Walt Whitman’s Gay Saloon, Rabih Alameddine’s National Book Award Nomination, and More LGBT News

Author: Alec Johnsson
October 1, 2014
This week in the LGBT-themed arts:
Brain Pickings profiles Pfaff’s, a 19th-century New York City saloon which is also the earliest known example of a gay bar in the U.S. The bar was a refuge for Walt Whitman in the aftermath of the publication of Leaves of Grass and is discussed in a new book by Justin Martin called Rebel Souls.
Rabih Alameddine‘s novel An Unnecessary Woman is one of ten books longlisted for the National Book Award for Fiction; the shortlist will be announced in October, the winner in November.

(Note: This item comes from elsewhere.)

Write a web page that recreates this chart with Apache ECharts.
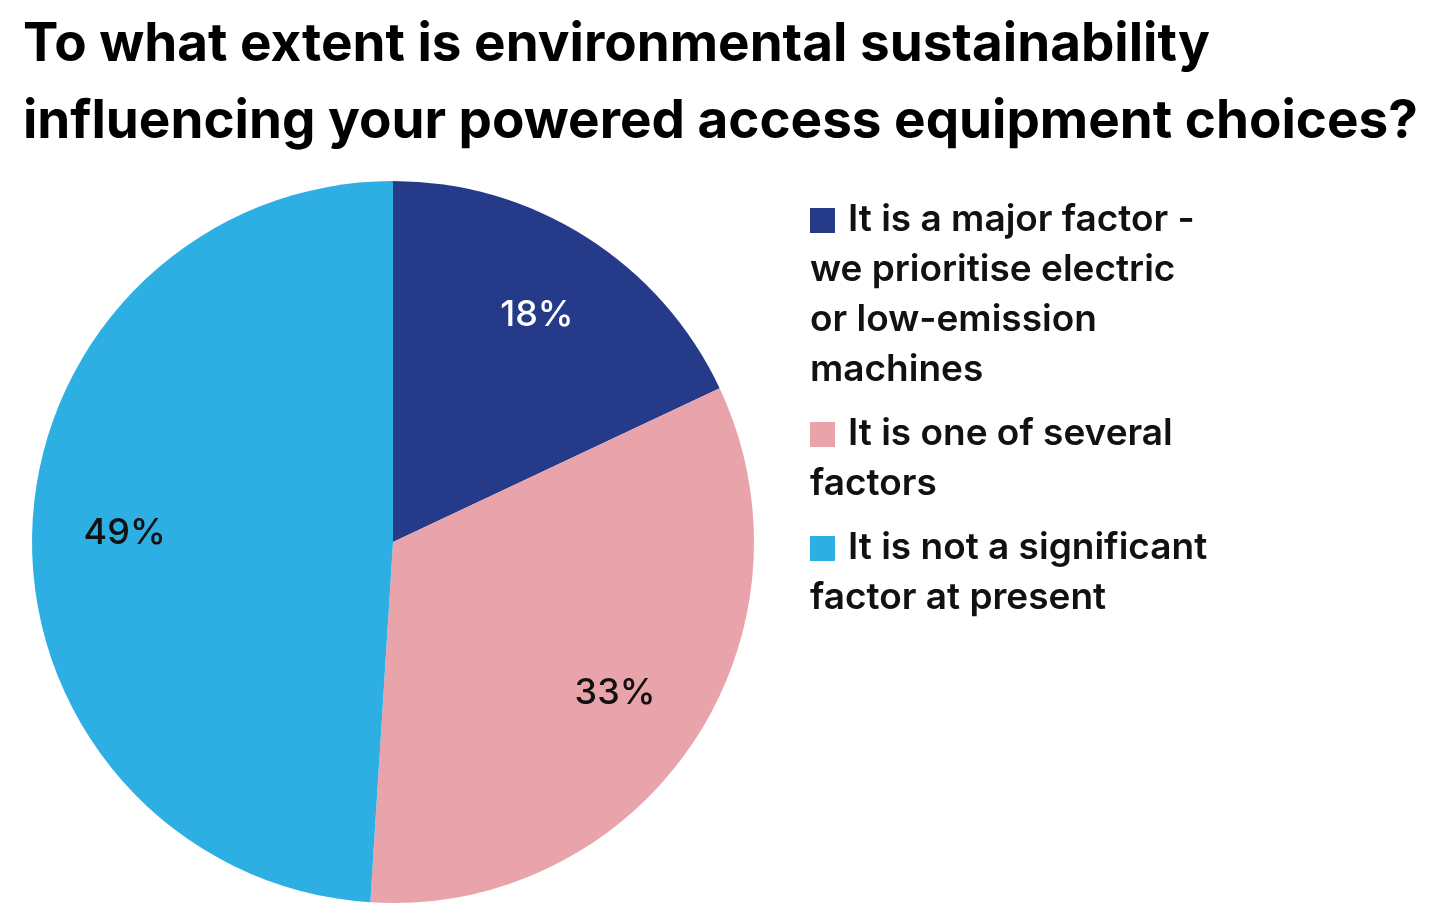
<!DOCTYPE html>
<html>
<head>
<meta charset="utf-8">
<script src="https://cdn.jsdelivr.net/npm/echarts@6/dist/echarts.min.js"></script>
<style>html,body{margin:0;background:#fff;}#chart{width:1456px;height:924px;}</style>
</head>
<body>
<div id="chart"></div>
<script>
var categories = ['It is a major factor - we prioritise electric or low-emission machines', 'It is one of several factors', 'It is not a significant factor at present'];
var values = [18, 33, 49];
var colors = ['#253a89', '#e8a3ab', '#2eafe4'];
var labelColors = ['#ffffff', '#111111', '#111111'];
var legendLines = [
	['It is a major factor -', 'we prioritise electric', 'or low-emission', 'machines'],
	['It is one of several', 'factors'],
	['It is not a significant', 'factor at present']
];
var titleText = 'To what extent is environmental sustainability\ninfluencing your powered access equipment choices?';

var font = 'Inter, "Noto Sans", sans-serif';
var chart = echarts.init(document.getElementById('chart'));

// legend drawn by hand: wrapped lines go back under the icon
var graphics = [];
var y = 220, lineH = 50;
for (var i = 0; i < legendLines.length; i++) {
	graphics.push({type: 'rect', left: 810, top: y - 12, shape: {width: 25, height: 25}, style: {fill: colors[i]}});
	for (var j = 0; j < legendLines[i].length; j++) {
		graphics.push({
			type: 'text', left: j == 0 ? 848 : 810, top: y + j * lineH - 19,
			style: {text: legendLines[i][j], font: '600 37px ' + font, fill: '#111'}
		});
	}
	y += legendLines[i].length * lineH + 14;
}

var pieData = [], labelData = [];
for (var k = 0; k < values.length; k++) {
	pieData.push({name: categories[k], value: values[k], itemStyle: {color: colors[k]}});
	labelData.push({name: categories[k], value: values[k], label: {color: labelColors[k]}});
}

chart.setOption({
	animation: false,
	title: {
		text: titleText, left: 18, top: 2,
		textStyle: {fontFamily: font, fontSize: 53, fontWeight: 700, color: '#000', lineHeight: 77}
	},
	graphic: graphics,
	series: [
		{
			type: 'pie', center: [393, 542], radius: [0, 361], startAngle: 90,
			clockwise: true, label: {show: false}, labelLine: {show: false},
			data: pieData
		},
		{
			// transparent ring only used to place labels further out
			type: 'pie', center: [393, 542], radius: [170, 361], startAngle: 90,
			clockwise: true, silent: true,
			itemStyle: {color: 'rgba(0,0,0,0)'},
			label: {show: true, position: 'inside', formatter: '{c}%', fontFamily: font, fontSize: 36, fontWeight: 500},
			labelLine: {show: false},
			data: labelData
		}
	]
});
</script>
</body>
</html>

Nominated for that award in the YA category is Brown Girl Dreaming, a novel in verse by Jacqueline Woodson, who talks with NPR about issues of sexual, racial and experiential diversity in kids’ books.
Lambda Award winner Hilton Als interviews author Toni Morrison, curator Thelma Golden and choreographer/actress Khandi Alexander for PRI’s Studio 360.
Christopher Beha of the New Yorker discusses his excursion through the entire oeuvre of Henry James and how it compares to the discussion as to whether the practice of reading is being infantilized.
Stephin Merritt, the frontman of Magnetic Fields, discusses his obsession with Scrabble and his and Roz Chast’s new Scrabble-themed volume of poetry with the New York Times.
Nathan Lane and his boyfriend Devlin Elliott will work together on a series of picture books focused on a personified bulldog; the first volume is slated for release next year.
In honor of what would have been Truman Capote’s ninetieth birthday, Vulture has published two never-before-seen photos of the author in his house in Brooklyn in the late 1950s.
The Revival, a poetry tour organized by LGBT women of color, will kick off its fourth annual version later this month.
Vogue profiles the recent, massive and unprecedented upswing in independent magazines, some of which are NSFW.
MacArthur Fellow Alison Bechdel has an upcoming graphic novel, “The Secret to Superhuman Strength,” due in 2017.